# TASK TO COMPLETE
No images are to be carried over; print all other material exactly as it stands.

===== DATASET CONTENT =====

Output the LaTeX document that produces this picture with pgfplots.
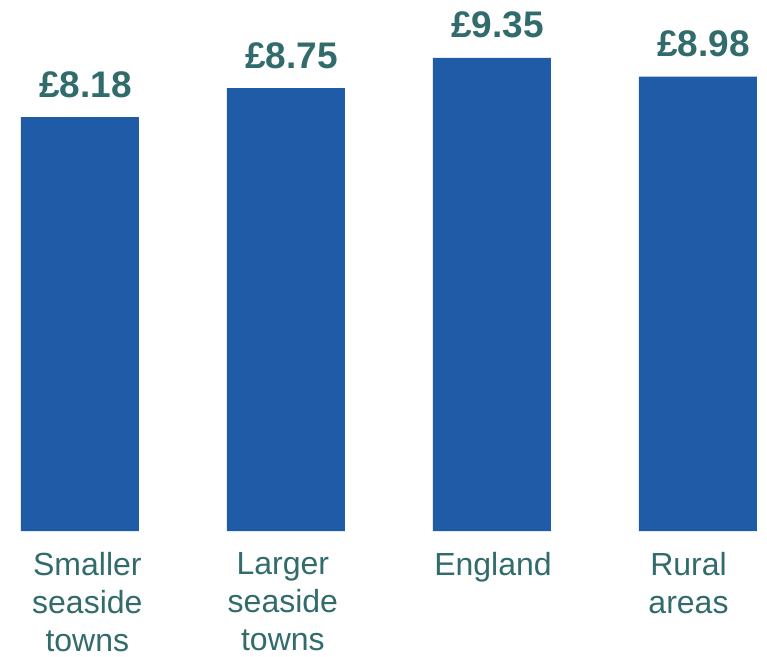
\documentclass[border=0pt]{standalone}
\usepackage{pgfplots}
\pgfplotsset{compat=1.18}
\usepackage{fontspec}
\setmainfont{Liberation Sans}
\definecolor{barblue}{HTML}{1F5BA7}
\definecolor{labteal}{HTML}{326B6B}
\begin{document}
\begin{tikzpicture}
\begin{axis}[
    scale only axis,
    width=767pt, height=531pt,
    at={(0,0)}, anchor=south west,
    xmin=-0.388, xmax=3.335,
    ymin=0, ymax=10.494,
    axis line style={draw=none},
    ytick=\empty,
    major tick length=0pt,
    xtick={0.036,0.985,2.005,2.954},
    xticklabels={Smaller\\seaside\\towns, Larger\\seaside\\towns, England, Rural\\areas},
    xticklabel style={anchor=north, inner sep=0pt, yshift=-21pt, align=center,
        text=labteal, font=\fontsize{32}{38}\selectfont},
    /pgf/number format/assume math mode=true,
    ybar, bar width=118pt,
    nodes near coords={£\pgfmathprintnumber[fixed, fixed zerofill, precision=2]{\pgfplotspointmeta}},
    nodes near coords style={anchor=base, inner sep=0pt, yshift=20pt, xshift=5.5pt,
        text=labteal, font=\fontsize{37}{40}\selectfont\bfseries},
    clip=false,
]
\addplot[fill=barblue, draw=none] coordinates {(0,8.18) (1,8.75) (2,9.35) (3,8.98)};
\end{axis}
\pgfresetboundingbox
\path (0,-125pt) rectangle (767pt,531pt);
\end{tikzpicture}
\end{document}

=====

# FINAL ANSWER
Output the LaTeX document that produces this picture with pgfplots.
\documentclass[border=0pt]{standalone}
\usepackage{pgfplots}
\pgfplotsset{compat=1.18}
\usepackage{fontspec}
\setmainfont{Liberation Sans}
\definecolor{barblue}{HTML}{1F5BA7}
\definecolor{labteal}{HTML}{326B6B}
\begin{document}
\begin{tikzpicture}
\begin{axis}[
    scale only axis,
    width=767pt, height=531pt,
    at={(0,0)}, anchor=south west,
    xmin=-0.388, xmax=3.335,
    ymin=0, ymax=10.494,
    axis line style={draw=none},
    ytick=\empty,
    major tick length=0pt,
    xtick={0.036,0.985,2.005,2.954},
    xticklabels={Smaller\\seaside\\towns, Larger\\seaside\\towns, England, Rural\\areas},
    xticklabel style={anchor=north, inner sep=0pt, yshift=-21pt, align=center,
        text=labteal, font=\fontsize{32}{38}\selectfont},
    /pgf/number format/assume math mode=true,
    ybar, bar width=118pt,
    nodes near coords={£\pgfmathprintnumber[fixed, fixed zerofill, precision=2]{\pgfplotspointmeta}},
    nodes near coords style={anchor=base, inner sep=0pt, yshift=20pt, xshift=5.5pt,
        text=labteal, font=\fontsize{37}{40}\selectfont\bfseries},
    clip=false,
]
\addplot[fill=barblue, draw=none] coordinates {(0,8.18) (1,8.75) (2,9.35) (3,8.98)};
\end{axis}
\pgfresetboundingbox
\path (0,-125pt) rectangle (767pt,531pt);
\end{tikzpicture}
\end{document}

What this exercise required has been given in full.